**Your task**.
Take the lines of the data below from the very first through the line containing "import * as" and output them exactly, pictures excluded.

★ ★ ★

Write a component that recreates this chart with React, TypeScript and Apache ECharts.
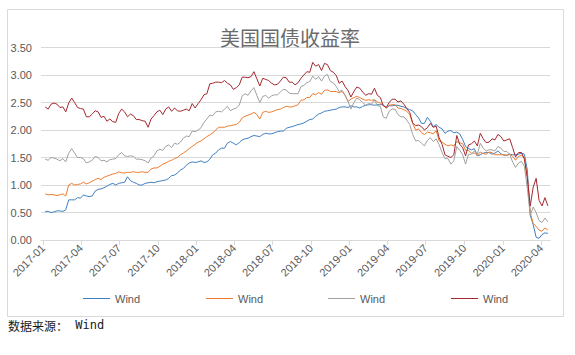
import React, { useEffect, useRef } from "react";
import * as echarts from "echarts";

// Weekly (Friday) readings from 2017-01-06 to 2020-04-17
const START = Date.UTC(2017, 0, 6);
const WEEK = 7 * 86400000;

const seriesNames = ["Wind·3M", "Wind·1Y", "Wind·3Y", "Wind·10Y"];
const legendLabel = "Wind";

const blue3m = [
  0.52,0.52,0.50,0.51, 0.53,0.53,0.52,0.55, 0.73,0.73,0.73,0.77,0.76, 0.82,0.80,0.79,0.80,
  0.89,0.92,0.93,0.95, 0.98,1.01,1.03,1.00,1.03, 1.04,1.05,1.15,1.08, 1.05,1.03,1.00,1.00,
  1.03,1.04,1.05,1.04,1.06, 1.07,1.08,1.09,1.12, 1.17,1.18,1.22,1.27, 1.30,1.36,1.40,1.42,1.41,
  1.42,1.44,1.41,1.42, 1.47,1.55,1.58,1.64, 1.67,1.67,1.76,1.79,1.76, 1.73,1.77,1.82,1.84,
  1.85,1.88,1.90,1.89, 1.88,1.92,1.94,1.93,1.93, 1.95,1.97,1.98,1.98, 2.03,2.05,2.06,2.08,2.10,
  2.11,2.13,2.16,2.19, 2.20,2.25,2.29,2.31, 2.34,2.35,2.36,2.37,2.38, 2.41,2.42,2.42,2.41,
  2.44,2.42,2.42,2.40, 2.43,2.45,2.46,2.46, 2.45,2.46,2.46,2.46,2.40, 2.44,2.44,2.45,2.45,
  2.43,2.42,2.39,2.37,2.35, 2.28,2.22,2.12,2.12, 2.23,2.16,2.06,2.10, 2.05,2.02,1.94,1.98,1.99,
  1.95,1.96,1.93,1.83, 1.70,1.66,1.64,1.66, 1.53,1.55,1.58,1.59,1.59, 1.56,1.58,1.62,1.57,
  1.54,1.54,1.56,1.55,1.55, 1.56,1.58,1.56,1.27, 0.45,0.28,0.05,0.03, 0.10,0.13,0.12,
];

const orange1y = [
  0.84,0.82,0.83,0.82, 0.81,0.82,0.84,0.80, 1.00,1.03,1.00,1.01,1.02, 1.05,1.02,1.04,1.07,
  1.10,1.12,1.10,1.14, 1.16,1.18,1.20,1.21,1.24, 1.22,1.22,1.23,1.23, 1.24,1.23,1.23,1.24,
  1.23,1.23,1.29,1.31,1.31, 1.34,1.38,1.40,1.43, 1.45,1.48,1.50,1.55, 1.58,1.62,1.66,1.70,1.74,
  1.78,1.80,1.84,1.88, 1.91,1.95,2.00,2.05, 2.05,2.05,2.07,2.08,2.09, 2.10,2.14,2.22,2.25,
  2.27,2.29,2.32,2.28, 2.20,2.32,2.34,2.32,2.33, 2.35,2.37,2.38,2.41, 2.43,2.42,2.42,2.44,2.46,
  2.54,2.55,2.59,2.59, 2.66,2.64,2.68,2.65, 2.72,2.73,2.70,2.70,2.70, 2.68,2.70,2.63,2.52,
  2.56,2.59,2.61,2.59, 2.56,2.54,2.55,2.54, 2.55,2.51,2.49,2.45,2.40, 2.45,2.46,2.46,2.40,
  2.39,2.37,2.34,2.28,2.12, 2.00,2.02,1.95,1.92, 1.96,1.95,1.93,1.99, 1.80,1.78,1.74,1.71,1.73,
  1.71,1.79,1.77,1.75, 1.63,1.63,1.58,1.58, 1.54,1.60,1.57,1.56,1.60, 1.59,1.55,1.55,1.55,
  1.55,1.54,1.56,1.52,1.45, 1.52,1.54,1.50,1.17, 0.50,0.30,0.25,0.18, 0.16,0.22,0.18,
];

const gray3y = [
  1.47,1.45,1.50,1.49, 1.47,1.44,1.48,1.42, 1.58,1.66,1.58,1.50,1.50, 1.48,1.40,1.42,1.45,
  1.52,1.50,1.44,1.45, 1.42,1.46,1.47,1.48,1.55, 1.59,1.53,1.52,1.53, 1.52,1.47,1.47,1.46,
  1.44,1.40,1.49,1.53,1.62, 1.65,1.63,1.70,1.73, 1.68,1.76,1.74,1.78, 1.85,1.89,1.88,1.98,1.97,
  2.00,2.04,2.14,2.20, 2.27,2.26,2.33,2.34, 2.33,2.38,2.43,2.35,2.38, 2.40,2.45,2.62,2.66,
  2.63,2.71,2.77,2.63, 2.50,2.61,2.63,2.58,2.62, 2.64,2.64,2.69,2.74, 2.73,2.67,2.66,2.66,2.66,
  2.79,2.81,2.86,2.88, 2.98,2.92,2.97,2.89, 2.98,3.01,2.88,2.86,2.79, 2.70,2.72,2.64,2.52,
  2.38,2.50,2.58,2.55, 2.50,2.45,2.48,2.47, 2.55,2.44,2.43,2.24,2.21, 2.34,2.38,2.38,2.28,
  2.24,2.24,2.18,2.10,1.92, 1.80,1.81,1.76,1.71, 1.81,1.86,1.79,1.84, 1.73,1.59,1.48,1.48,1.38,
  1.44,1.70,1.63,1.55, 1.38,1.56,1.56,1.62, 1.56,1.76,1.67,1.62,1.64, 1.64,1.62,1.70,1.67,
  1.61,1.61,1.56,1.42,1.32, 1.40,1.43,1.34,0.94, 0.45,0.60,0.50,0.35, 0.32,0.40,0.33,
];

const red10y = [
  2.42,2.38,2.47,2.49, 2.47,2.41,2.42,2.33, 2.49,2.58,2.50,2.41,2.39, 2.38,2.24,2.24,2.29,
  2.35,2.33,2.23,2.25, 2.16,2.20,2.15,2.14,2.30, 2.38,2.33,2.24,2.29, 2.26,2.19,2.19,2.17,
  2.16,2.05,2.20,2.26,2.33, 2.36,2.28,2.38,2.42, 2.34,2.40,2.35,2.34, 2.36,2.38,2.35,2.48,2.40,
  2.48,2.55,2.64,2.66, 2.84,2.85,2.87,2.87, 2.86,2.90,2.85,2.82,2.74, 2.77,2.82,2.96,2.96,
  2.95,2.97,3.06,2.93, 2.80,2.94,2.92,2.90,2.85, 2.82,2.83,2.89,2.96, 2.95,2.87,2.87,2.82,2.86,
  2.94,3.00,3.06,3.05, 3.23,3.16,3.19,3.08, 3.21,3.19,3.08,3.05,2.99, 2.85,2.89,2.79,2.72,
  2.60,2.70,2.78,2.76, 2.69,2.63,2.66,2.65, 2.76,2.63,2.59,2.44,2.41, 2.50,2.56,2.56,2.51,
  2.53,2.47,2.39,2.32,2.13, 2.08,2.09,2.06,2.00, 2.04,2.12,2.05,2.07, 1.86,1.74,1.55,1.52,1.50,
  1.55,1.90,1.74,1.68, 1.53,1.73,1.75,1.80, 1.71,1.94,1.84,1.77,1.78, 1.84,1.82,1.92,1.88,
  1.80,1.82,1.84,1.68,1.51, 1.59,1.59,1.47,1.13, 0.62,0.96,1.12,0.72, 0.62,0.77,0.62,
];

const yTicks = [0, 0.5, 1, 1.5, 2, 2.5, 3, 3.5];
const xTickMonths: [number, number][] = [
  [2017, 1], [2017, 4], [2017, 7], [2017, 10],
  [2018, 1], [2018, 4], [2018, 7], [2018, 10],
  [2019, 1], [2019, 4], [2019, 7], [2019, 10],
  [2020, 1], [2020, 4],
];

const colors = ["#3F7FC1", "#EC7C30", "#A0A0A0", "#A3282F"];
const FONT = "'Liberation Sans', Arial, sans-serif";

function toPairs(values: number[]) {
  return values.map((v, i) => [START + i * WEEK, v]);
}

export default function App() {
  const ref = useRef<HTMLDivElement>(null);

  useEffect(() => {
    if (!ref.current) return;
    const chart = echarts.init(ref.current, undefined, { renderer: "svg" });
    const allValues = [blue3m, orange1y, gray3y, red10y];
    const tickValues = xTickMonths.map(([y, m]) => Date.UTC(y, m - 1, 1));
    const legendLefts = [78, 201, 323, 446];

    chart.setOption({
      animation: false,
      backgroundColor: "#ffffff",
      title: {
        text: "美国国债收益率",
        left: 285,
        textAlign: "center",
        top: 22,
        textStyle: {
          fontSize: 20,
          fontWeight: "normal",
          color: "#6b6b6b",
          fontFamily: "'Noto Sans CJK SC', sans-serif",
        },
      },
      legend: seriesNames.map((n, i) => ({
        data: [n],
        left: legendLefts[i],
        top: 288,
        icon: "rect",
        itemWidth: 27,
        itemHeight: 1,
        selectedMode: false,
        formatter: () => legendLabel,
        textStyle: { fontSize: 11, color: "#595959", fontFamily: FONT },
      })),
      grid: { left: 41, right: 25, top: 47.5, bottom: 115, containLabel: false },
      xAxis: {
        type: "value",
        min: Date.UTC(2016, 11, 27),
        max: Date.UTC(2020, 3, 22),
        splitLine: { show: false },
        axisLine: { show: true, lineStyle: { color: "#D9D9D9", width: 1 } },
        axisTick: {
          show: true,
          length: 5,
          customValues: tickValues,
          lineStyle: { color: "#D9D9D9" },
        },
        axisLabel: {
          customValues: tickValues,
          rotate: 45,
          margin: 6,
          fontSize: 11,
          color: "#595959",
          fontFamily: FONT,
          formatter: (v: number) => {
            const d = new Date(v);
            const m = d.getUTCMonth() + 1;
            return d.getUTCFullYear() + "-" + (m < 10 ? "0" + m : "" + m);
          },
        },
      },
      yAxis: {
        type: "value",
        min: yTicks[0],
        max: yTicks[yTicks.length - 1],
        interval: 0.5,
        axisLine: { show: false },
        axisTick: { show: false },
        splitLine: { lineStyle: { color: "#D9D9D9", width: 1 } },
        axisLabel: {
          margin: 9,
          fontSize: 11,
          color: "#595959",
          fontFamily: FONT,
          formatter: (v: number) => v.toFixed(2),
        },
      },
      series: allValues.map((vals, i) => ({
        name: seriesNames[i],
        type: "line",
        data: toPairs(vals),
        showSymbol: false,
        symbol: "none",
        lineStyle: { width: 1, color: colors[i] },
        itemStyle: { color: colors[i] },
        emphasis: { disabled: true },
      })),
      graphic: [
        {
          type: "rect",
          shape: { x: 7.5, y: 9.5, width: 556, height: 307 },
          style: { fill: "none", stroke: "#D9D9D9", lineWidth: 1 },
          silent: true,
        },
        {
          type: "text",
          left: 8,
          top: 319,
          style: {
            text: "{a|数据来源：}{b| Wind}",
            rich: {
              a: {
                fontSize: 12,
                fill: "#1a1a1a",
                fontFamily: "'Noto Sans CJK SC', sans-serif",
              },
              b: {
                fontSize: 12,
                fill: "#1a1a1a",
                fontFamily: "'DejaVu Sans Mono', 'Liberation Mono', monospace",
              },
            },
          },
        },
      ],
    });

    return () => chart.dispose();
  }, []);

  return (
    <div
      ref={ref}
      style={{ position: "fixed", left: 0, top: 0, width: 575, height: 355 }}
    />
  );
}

★ ★ ★

**Result**.
Write a component that recreates this chart with React, TypeScript and Apache ECharts.
import React, { useEffect, useRef } from "react";
import * as echarts from "echarts";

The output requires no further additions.